The world still looks at America with a great deal of lustre, as it sees it as a land of opportunities and unhindered openness. However, the rising mass shootings puzzle its fans and critics alike. Rrecent mass shootings in Uvalde, Texas and Buffalo in New York, took more than 30 lives including 19 children. This illustrates the malaise of the masses in the American society. The country, which registers the highest number of mass shootings annually among wealthy nations with the highest gun ownership per capital in the world, draws frequent derision for this.
A welcome move by the US Senate to check this menace of mass shootings has been struck down by its Supreme Court, arguing the Americans have a constitutional right to carry handguns or firearms in public for self-defence. The Senate’s decision and the apex court ruling also bring to the fore the deep divide over firearms in the American society. However, the Senate bill approved in a 65-33 vote, happened to be the first significant gun control initiative in almost three decades. The Supreme Court ruling invited sharp reactions even from US President Joe Biden. President Biden expressed his deep disappointment, saying that the SC ruling contradicts both common sense and the constitution. After Senate, the US Congress also appeared set to approve the modest gun law changes, which no one in several decades could garner courage to amend despite demands from a section of people. The new development may ultimately encourage more people to legally carry guns on the streets, which may further create social and psychological upheavals.

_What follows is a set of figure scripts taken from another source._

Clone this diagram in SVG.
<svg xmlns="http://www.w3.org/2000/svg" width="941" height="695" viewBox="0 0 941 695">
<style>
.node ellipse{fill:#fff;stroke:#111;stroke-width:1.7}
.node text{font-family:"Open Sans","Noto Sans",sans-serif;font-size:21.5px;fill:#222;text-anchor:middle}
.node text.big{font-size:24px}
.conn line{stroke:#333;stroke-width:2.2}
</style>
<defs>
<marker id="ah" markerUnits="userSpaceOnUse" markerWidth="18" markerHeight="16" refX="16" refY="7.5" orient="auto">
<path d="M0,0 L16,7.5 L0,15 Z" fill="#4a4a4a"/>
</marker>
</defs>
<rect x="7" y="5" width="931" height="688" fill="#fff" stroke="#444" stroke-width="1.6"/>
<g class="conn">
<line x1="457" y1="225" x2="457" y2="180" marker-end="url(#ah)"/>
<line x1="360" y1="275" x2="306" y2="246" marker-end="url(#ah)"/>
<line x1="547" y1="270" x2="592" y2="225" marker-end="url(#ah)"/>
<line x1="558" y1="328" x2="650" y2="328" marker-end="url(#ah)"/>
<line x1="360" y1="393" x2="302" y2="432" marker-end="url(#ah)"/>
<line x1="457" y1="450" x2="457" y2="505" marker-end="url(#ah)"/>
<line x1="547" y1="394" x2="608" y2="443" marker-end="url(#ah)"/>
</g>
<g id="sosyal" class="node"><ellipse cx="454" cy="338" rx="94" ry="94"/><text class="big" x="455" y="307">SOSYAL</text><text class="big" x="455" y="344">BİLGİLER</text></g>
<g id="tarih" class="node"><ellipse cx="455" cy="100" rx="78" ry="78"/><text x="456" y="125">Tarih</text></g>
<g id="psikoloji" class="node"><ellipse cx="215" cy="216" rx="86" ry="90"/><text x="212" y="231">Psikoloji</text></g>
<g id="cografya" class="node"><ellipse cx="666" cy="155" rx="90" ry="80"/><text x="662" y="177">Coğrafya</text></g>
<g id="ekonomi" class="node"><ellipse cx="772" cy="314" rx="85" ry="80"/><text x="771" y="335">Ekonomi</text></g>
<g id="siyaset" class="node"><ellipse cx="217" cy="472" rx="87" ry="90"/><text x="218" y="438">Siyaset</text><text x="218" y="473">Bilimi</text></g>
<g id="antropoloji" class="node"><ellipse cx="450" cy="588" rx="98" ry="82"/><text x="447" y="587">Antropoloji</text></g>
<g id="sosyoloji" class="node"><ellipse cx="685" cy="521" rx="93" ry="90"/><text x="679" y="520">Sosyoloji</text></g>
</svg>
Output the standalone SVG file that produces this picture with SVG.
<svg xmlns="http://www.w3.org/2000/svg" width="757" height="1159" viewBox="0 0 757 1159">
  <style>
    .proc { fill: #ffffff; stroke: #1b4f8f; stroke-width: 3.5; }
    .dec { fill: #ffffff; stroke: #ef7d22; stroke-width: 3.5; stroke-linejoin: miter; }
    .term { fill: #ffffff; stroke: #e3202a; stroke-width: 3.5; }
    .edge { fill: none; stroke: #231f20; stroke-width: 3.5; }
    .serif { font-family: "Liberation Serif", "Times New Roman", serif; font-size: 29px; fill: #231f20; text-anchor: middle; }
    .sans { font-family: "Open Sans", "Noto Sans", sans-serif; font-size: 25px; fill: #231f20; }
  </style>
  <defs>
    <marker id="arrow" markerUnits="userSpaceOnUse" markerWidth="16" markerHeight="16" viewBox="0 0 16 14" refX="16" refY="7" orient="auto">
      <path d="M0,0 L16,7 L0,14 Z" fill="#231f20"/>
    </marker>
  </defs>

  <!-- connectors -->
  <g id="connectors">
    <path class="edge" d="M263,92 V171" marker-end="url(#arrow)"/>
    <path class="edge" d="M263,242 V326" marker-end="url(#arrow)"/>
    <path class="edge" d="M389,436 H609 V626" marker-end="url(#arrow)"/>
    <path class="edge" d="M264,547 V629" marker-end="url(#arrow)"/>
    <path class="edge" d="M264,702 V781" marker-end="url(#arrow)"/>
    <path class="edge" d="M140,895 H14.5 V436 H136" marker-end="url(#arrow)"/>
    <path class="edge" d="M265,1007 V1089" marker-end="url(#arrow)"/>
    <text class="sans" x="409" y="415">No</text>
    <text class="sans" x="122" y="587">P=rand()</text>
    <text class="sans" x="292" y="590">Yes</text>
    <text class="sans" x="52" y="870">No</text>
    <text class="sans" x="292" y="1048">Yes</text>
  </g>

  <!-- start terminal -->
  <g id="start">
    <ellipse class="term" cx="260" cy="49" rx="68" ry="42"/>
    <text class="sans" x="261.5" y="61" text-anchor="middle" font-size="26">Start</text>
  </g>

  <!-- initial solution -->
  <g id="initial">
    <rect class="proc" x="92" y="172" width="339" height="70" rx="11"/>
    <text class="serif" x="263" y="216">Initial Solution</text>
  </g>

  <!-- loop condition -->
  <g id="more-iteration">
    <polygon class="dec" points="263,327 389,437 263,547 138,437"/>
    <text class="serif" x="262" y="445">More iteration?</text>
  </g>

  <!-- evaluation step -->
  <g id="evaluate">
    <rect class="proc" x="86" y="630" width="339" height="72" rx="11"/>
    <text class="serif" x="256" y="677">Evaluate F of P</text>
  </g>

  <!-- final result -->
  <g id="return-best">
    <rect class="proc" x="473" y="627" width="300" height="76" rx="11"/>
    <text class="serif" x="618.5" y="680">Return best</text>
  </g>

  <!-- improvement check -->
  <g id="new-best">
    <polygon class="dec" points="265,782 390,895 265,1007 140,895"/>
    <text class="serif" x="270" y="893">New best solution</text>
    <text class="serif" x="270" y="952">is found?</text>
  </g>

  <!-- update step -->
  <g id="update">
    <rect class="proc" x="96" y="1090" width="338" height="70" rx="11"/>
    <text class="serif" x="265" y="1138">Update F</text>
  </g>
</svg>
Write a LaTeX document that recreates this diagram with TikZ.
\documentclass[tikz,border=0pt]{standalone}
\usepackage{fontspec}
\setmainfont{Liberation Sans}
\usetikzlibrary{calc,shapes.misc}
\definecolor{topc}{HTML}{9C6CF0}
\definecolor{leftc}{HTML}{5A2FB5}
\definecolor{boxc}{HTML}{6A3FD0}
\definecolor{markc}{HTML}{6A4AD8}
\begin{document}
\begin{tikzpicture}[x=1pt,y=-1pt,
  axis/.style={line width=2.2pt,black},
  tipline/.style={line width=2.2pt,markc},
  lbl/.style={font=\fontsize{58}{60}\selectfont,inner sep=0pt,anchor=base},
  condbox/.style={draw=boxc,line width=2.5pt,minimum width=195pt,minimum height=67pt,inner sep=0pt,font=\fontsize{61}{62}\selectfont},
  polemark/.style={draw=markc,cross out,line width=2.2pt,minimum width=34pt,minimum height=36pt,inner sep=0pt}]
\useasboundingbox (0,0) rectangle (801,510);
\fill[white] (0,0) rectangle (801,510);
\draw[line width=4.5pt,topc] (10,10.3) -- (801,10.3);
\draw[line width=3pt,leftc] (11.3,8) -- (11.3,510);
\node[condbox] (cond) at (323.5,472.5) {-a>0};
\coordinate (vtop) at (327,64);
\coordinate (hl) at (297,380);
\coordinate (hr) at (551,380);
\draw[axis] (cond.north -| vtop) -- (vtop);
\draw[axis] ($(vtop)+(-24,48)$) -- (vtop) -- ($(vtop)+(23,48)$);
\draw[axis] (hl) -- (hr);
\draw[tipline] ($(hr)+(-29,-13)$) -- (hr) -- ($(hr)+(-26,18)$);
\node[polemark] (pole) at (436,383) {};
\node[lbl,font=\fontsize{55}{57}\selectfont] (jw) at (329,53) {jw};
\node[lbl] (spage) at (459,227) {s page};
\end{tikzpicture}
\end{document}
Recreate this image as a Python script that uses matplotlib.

The gun law was enacted in 1913 under the US constitution’s second amendment. According to available data, in 2020, more than 45,000 Americans died at the end of a barrel of a gun. Between, 1968 and 2017, the deaths in gun fire were higher than the number of soldiers killed in all US conflict since the American war for Independence in 1775. Americans make up about 4.4% of the global population but they own 42% of the world’s guns. Adjusted for population, only Yemen has higher rate of mass shootings among countries with more than 10 million people.
There is still a tinge of hope as American states could do something in this direction. President Biden also urged states to go further and enact and enforce commonsense laws to make the people safer from gun violence. But the way this gun law acquires political proportion in the USA, it leaves little chance in near future for such an initiative again. Democrats are nearly unanimous in their support for stricter gun laws, however only around a quarter percentage of Republicans favour this amendment. Other countries from the developed world took timely steps to check this menace of gun culture. For example, Britain instituted a gun control laws just after it had a mass shootings in 1987 and so did Australia after a mass shooting in 1996. But such has not been the case with America. It is not that firearm is a part of American culture or upbringing, but the way it is becoming an epidemic, doesn’t augur well for American brand too.